In its closely-watched monthly report on the oil market, the Paris-based consumer watchdog cut its oil demand growth forecasts for the coming year by a marginal 90,000 bpd, but warned that recent signs of recovery in the global oil demand could be the result of one-off factors, rather than a sustained trend of improvement.
In particular, the IEA called into question the extent to which a steep increase in Chinese apparent demand at the end of 2012 could be taken as a sign of a more long-term improvement in demand.
"While higher Chinese refinery runs at that time may have responded to an actual increase in end‐user demand, they may also have led to significant product inventory builds, potentially setting the stage for a slowdown or for an increase in product exports later on," the report said.
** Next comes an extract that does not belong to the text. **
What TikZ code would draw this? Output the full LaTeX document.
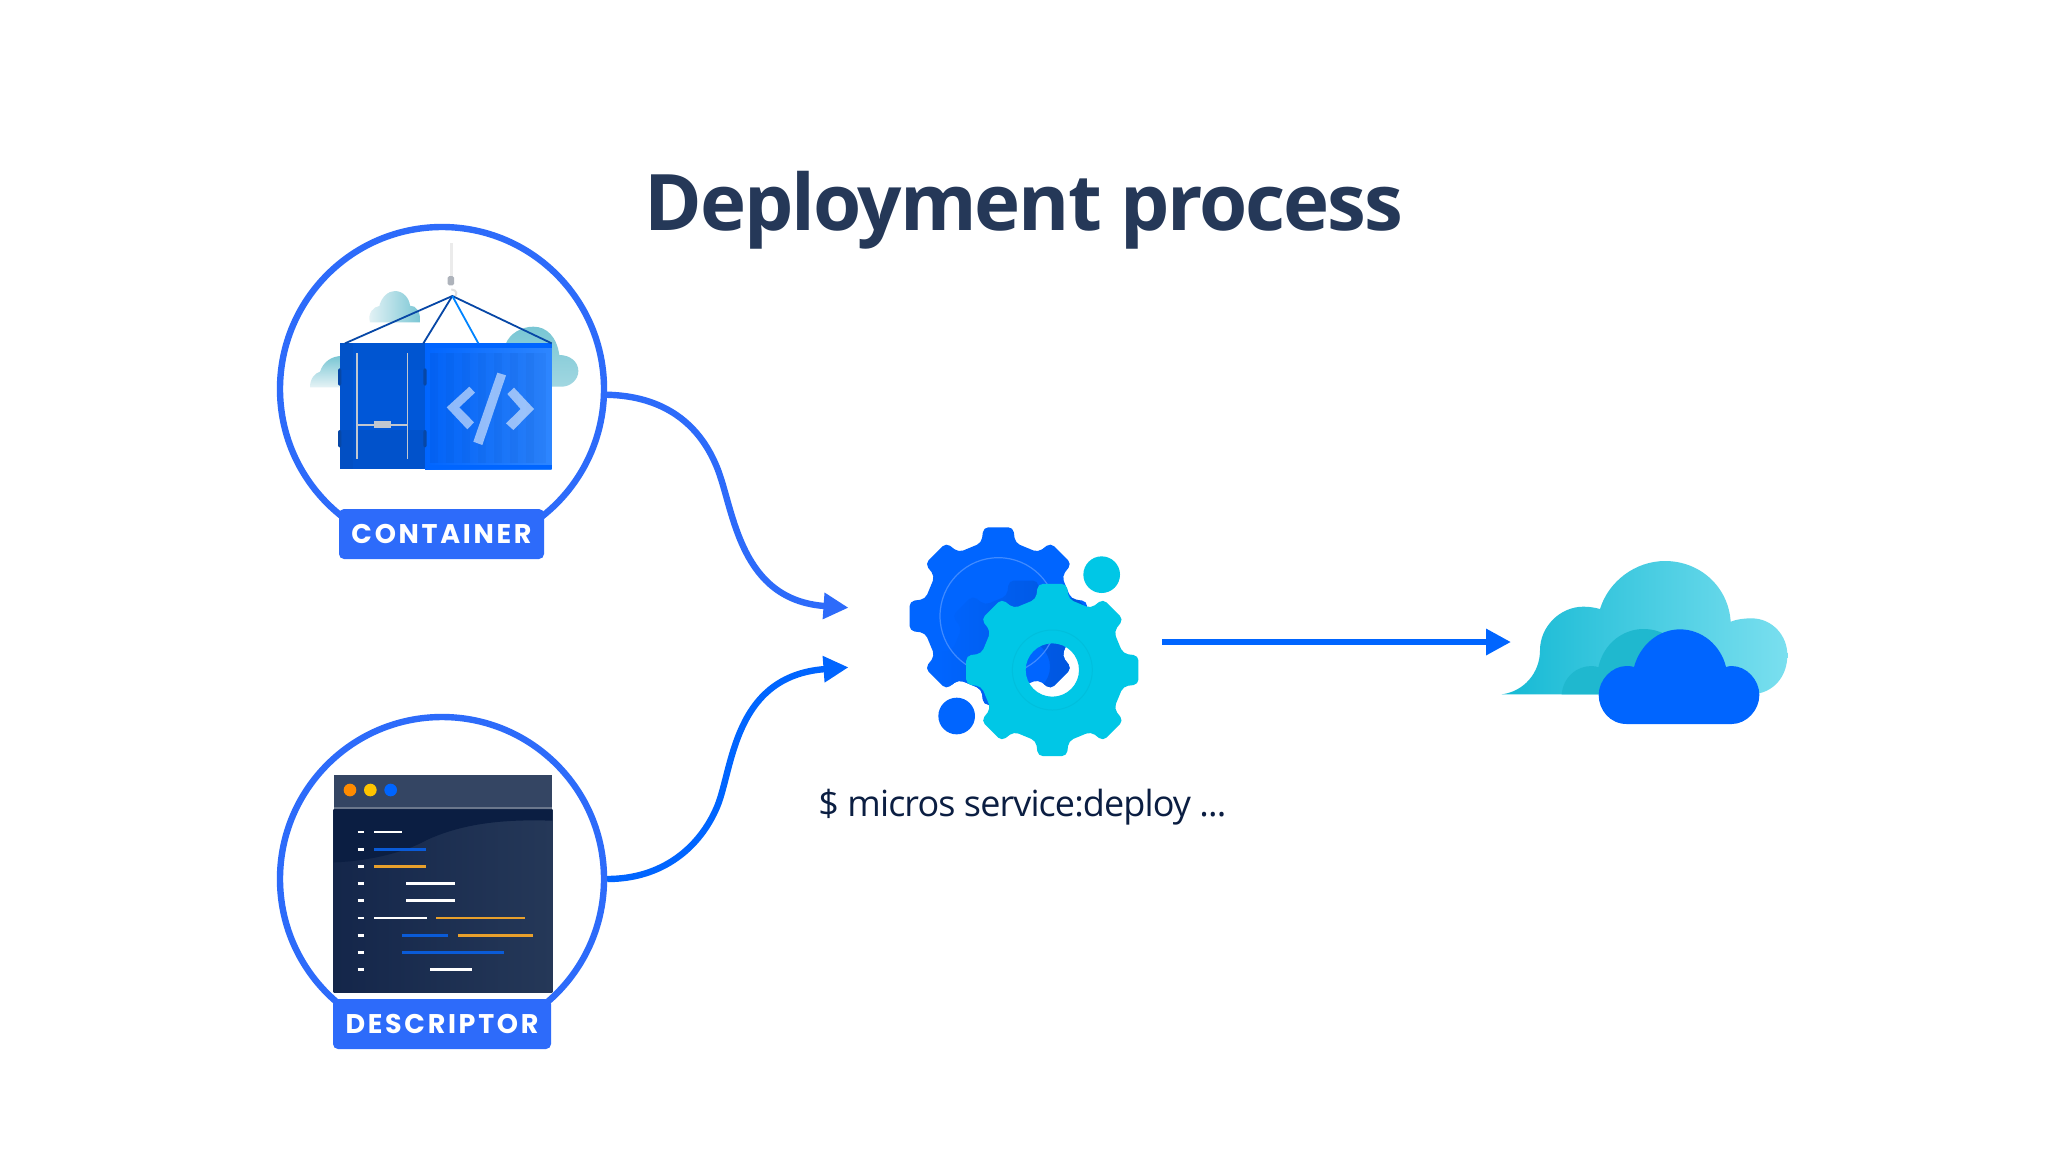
\documentclass[tikz,border=0pt]{standalone}
\usepackage{fontspec}
\setmainfont{Open Sans}
\newfontfamily\titlefont{Open Sans}[LetterSpace=-2.6]
\newfontfamily\cmdfont{Open Sans}[LetterSpace=-2.5]
\newfontfamily\tagfont{Poppins}[LetterSpace=10.0]
\usetikzlibrary{arrows.meta}

\definecolor{ringblue}{HTML}{2D6BFA}
\definecolor{linkblue}{HTML}{0065FF}
\definecolor{panelblue}{HTML}{2E86FF}
\definecolor{gearcyan}{HTML}{00C7E6}
\definecolor{geardark}{HTML}{0052D6}
\definecolor{titlenavy}{HTML}{253858}
\definecolor{barnavy}{HTML}{344563}
\definecolor{sepgrey}{HTML}{6B778C}
\definecolor{cmdnavy}{HTML}{0B1E42}
\definecolor{bodynavy}{HTML}{14264A}
\definecolor{doorblue}{HTML}{0057D8}
\definecolor{cablenavy}{HTML}{0747A6}
\definecolor{rodgrey}{HTML}{C1C7D0}
\definecolor{cloudteal}{HTML}{79C6D4}
\definecolor{cloudpale}{HTML}{E6F3F6}
\definecolor{cloudleft}{HTML}{14B9D4}
\definecolor{cloudright}{HTML}{7ADFEF}
\definecolor{cloudinner}{HTML}{1FB8CF}
\definecolor{codeorange}{HTML}{E8A02C}
\definecolor{codeblue}{HTML}{0A5BD8}
\definecolor{dotorange}{HTML}{FF8B00}
\definecolor{dotyellow}{HTML}{FFC400}

% gear outline: outer radius, root radius
\newcommand{\gearoutline}[2]{(-22.5:{0.983*#2}) foreach \a in {0,45,...,315} {
  -- ({\a-13}:#2) -- ({\a-9.5}:#1) -- ({\a+9.5}:#1) -- ({\a+13}:#2) } -- cycle}

\tikzset{
  zoomed/.style 2 args={shift={(#1,#2)},x=.16667pt,y=-.16667pt},
  ring/.style={circle,draw=ringblue,line width=3.2pt,minimum size=162pt,inner sep=0pt},
  tag/.style={fill=ringblue,rounded corners=2.5pt,text=white,inner sep=0pt,
    minimum height=25pt,font=\tagfont\bfseries\fontsize{13.5}{14}\selectfont},
  link/.style={line width=3.2pt,-{Triangle[length=12.5pt,width=12.5pt]}},
  codeline/.style={line width=1.3pt},
  rod/.style={draw=rodgrey,line width=.8pt},
}

\begin{document}
\begin{tikzpicture}[x=.5pt,y=-.5pt]
\fill[white] (0,0) rectangle (2048,1152);

% title and command
\node[anchor=base west,inner sep=0pt,text=titlenavy,font=\titlefont\bfseries\fontsize{39}{40}\selectfont] (title) at (644,230) {Deployment process};
\node[anchor=base west,inner sep=0pt,text=cmdnavy,font=\cmdfont\fontsize{18}{20}\selectfont] (cmd) at (818,816) {\$ micros service:deploy ...};

% rings
\node[ring] (cont) at (442,389) {};
\node[ring] (desc) at (442,879) {};

% container
\begin{scope}[zoomed={260}{210}]
  % clouds behind
  \path[left color=cloudpale,right color=cloudteal] (330,337) .. controls (322,310) and (340,290) .. (358,288)
    .. controls (365,260) and (385,243) .. (405,243) .. controls (430,243) and (448,265) .. (450,287)
    .. controls (470,287) and (482,305) .. (480,337) -- cycle;
  \path[top color=cloudteal,bottom color=cloudpale] (150,532) .. controls (150,505) and (165,490) .. (180,485)
    .. controls (190,455) and (215,438) .. (245,438) -- (245,532) -- cycle;
  \path[top color=cloudteal,bottom color=cloudteal!70!white] (738,400) .. controls (750,370) and (785,350) .. (820,350)
    .. controls (860,350) and (890,380) .. (898,435) .. controls (930,435) and (955,455) .. (955,483)
    .. controls (955,510) and (930,530) .. (905,530) -- (860,530) -- cycle;
  % side panel
  \path[left color=linkblue,right color=panelblue] (495,400) rectangle (875,778);
  \fill[cablenavy,opacity=.08] (510,430) rectangle (858,760);
  \foreach \sx in {510,558,606,654,702,750,798}
    \fill[cablenavy,opacity=.07] (\sx,430) rectangle ++(24,330);
  \fill[linkblue] (495,400) rectangle (875,415);
  \fill[linkblue] (495,765) rectangle (875,778);
  % code symbol
  \fill[white,opacity=.55] (628,530) -- (645,548) -- (598,592) -- (642,637) -- (622,658) -- (560,592) -- cycle;
  \fill[white,opacity=.55] (762,533) -- (742,552) -- (782,597) -- (738,640) -- (760,660) -- (822,597) -- cycle;
  \fill[white,opacity=.55] (712,488) -- (738,496) -- (667,705) -- (640,695) -- cycle;
  % door
  \fill[doorblue] (240,400) rectangle (495,778);
  \fill[cablenavy,opacity=.25] (240,660) rectangle (495,778);
  \fill[cablenavy,opacity=.12] (240,400) rectangle (495,480);
  \fill[cablenavy,opacity=.2] (240,400) rectangle (280,778);
  \foreach \hy in {475,660} {
    \fill[cablenavy,rounded corners=1pt] (234,\hy) rectangle ++(10,52);
    \fill[cablenavy,rounded corners=1pt] (490,\hy) rectangle ++(10,52);
  }
  \draw[rod] (291,430) -- (291,748);
  \draw[rod] (442,430) -- (442,748);
  \draw[rod] (291,645) -- (442,645);
  \fill[rodgrey] (342,632) rectangle (392,654);
  % hook and cables
  \draw[black!8,line width=1.5pt] (573,100) -- (573,198);
  \fill[rodgrey!90!black,rounded corners=.8pt] (563,198) rectangle (582,226);
  \draw[black!12,line width=1pt] (574,238) .. controls (592,240) and (594,255) .. (580,262);
  \draw[cablenavy,line width=.9pt] (255,400) -- (577,258) -- (875,400);
  \draw[cablenavy,line width=.9pt] (490,400) -- (577,258);
  \draw[linkblue!80!cyan,line width=.9pt] (655,400) -- (577,258);
\end{scope}

% descriptor window
\begin{scope}[zoomed={260}{700}]
  \path[left color=bodynavy,right color=titlenavy] (221,328) rectangle (877,876);
  \fill[cmdnavy] (221,328) -- (877,328) -- (877,362) .. controls (750,358) and (620,365) .. (500,420)
    .. controls (420,465) and (300,485) .. (221,487) -- cycle;
  \fill[barnavy] (221,225) rectangle (877,320);
  \fill[sepgrey] (221,320) rectangle (877,328);
  \fill[dotorange] (270,270) circle (19);
  \fill[dotyellow] (331,270) circle (19);
  \fill[linkblue] (392,270) circle (19);
  \foreach \ly in {396,448,499,551,602,654,706,757,808}
    \draw[codeline,white] (293,\ly) -- (313,\ly);
  \draw[codeline,white] (342,396) -- (425,396);
  \draw[codeline,codeblue] (342,448) -- (498,448);
  \draw[codeline,codeorange] (342,499) -- (498,499);
  \draw[codeline,white] (439,551) -- (585,551);
  \draw[codeline,white] (439,602) -- (585,602);
  \draw[codeline,white] (342,654) -- (500,654);
  \draw[codeline,codeorange] (528,654) -- (795,654);
  \draw[codeline,codeblue] (426,706) -- (565,706);
  \draw[codeline,codeorange] (595,706) -- (820,706);
  \draw[codeline,codeblue] (426,757) -- (732,757);
  \draw[codeline,white] (510,808) -- (636,808);
\end{scope}

% labels
\node[tag,minimum width=102.5pt] (conttag) at (441.5,534) {CONTAINER};
\node[tag,minimum width=109pt] (desctag) at (442,1024) {DESCRIPTOR};

% gears
\begin{scope}[zoomed={880}{500}]
  \fill[gearcyan] (665,224) circle (55);
  \fill[linkblue] (230,648) circle (55);
  \fill[linkblue,shift={(355,348)},rounded corners=2.5pt] \gearoutline{270}{225};
  \begin{scope}
    \clip[shift={(355,348)},rounded corners=2.5pt] \gearoutline{270}{225};
    \path[shift={(430,500)},even odd rule,left color=linkblue,middle color=geardark,right color=geardark,rounded corners=2.5pt]
      \gearoutline{262}{218} (0,0) circle (80);
  \end{scope}
  \draw[white!25!linkblue,line width=.6pt] (355,348) circle (175);
  \fill[shift={(517,510)},gearcyan,even odd rule,rounded corners=2.5pt] \gearoutline{262}{218} (0,0) circle (80);
  \draw[gearcyan!96!black,line width=.5pt] (517,510) circle (120);
\end{scope}

% big cloud
\begin{scope}[zoomed={1480}{540}]
  \path[left color=cloudleft,right color=cloudright] (65,463)
    .. controls (130,455) and (180,400) .. (180,330)
    .. controls (180,260) and (240,200) .. (310,200)
    .. controls (330,200) and (345,203) .. (360,207)
    .. controls (385,125) and (465,63) .. (555,63)
    .. controls (660,63) and (745,140) .. (752,245)
    .. controls (770,238) and (790,235) .. (815,235)
    .. controls (875,235) and (922,285) .. (922,345)
    .. controls (922,410) and (880,460) .. (815,463) -- cycle;
  \fill[cloudinner] (245,463) .. controls (250,410) and (290,378) .. (335,378)
    .. controls (345,378) and (350,380) .. (355,382)
    .. controls (370,310) and (430,267) .. (490,267)
    .. controls (540,267) and (580,290) .. (600,330) -- (600,463) -- cycle;
  \fill[linkblue] (440,552) .. controls (390,552) and (356,510) .. (356,465)
    .. controls (356,420) and (395,378) .. (440,378)
    .. controls (450,378) and (455,379) .. (462,381)
    .. controls (480,315) and (535,268) .. (600,268)
    .. controls (665,268) and (722,315) .. (738,381)
    .. controls (745,379) and (750,378) .. (755,378)
    .. controls (800,378) and (838,420) .. (838,465)
    .. controls (838,510) and (800,552) .. (755,552) -- cycle;
\end{scope}

% connectors
\coordinate (gearinA) at (848.5,607.7);
\coordinate (gearinB) at (848.5,667.3);
\coordinate (gearout) at (1162,642);
\coordinate (cloudin) at (1511,642);
\draw[link,ringblue] (cont.-2) .. controls (663,396) and (700,423) .. (718,470)
  .. controls (734,512) and (740,600) .. (gearinA);
\draw[link,linkblue] (desc.east) .. controls (663,879) and (700,847) .. (717,807)
  .. controls (733,769) and (733,676) .. (gearinB);
\draw[link,linkblue] (gearout) -- (cloudin);
\end{tikzpicture}
\end{document}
The agency's cut in demand growth expectations for the year to 840,000 bpd follows the release last month of an update to the International Monetary Fund's World Economic Outlook in which forecasts for global economic growth were revised slightly lower for the coming year.
The IEA has already revised its estimates of global demand in the fourth quarter of 2012 down by 210,000 bpd from last month's estimates, largely as a result of lower demand from Saudi Arabia and the US.
Nonetheless, demand assessments for the fourth quarter are still nearly 500,000 bpd above estimates made in the agency's December report.
The backdrop for this cloudy demand picture remains an oil market of shifting supply and demand trends that is causing a significant disconnect in prices globally, the IEA said.
The IEA expects non‐OPEC production to rise by 1 million bpd this year, largely due to higher output from North America and parts of Asia.
But even as non-OPEC supply is seen increasing, the price of global benchmark Brent has soared thanks in part to improved economic signals in the US and China and a revival of investor appetite for stocks and commodities.
Meanwhile, the world's largest oil producers also seem to be cutting back. Supply from OPEC fell to its lowest level in a year in January, the IEA said.
Geopolitical uncertainties are also underpinning prices following on from the attack on the In Amenas gas facility in Algeria last month.
Tighter sanctions on Iran could also see supply from the Islamic Republic fall further, the IEA said.
Preliminary data for imports of Iranian crude in January show volumes fell below 1 million bpd while the IEA said production in the country is hovering below its lowest in 30 years.
"It is hard, under the circumstances, to overstate the challenges involved in bringing supply to market, which often result in unprecedented price pressures," the IEA said.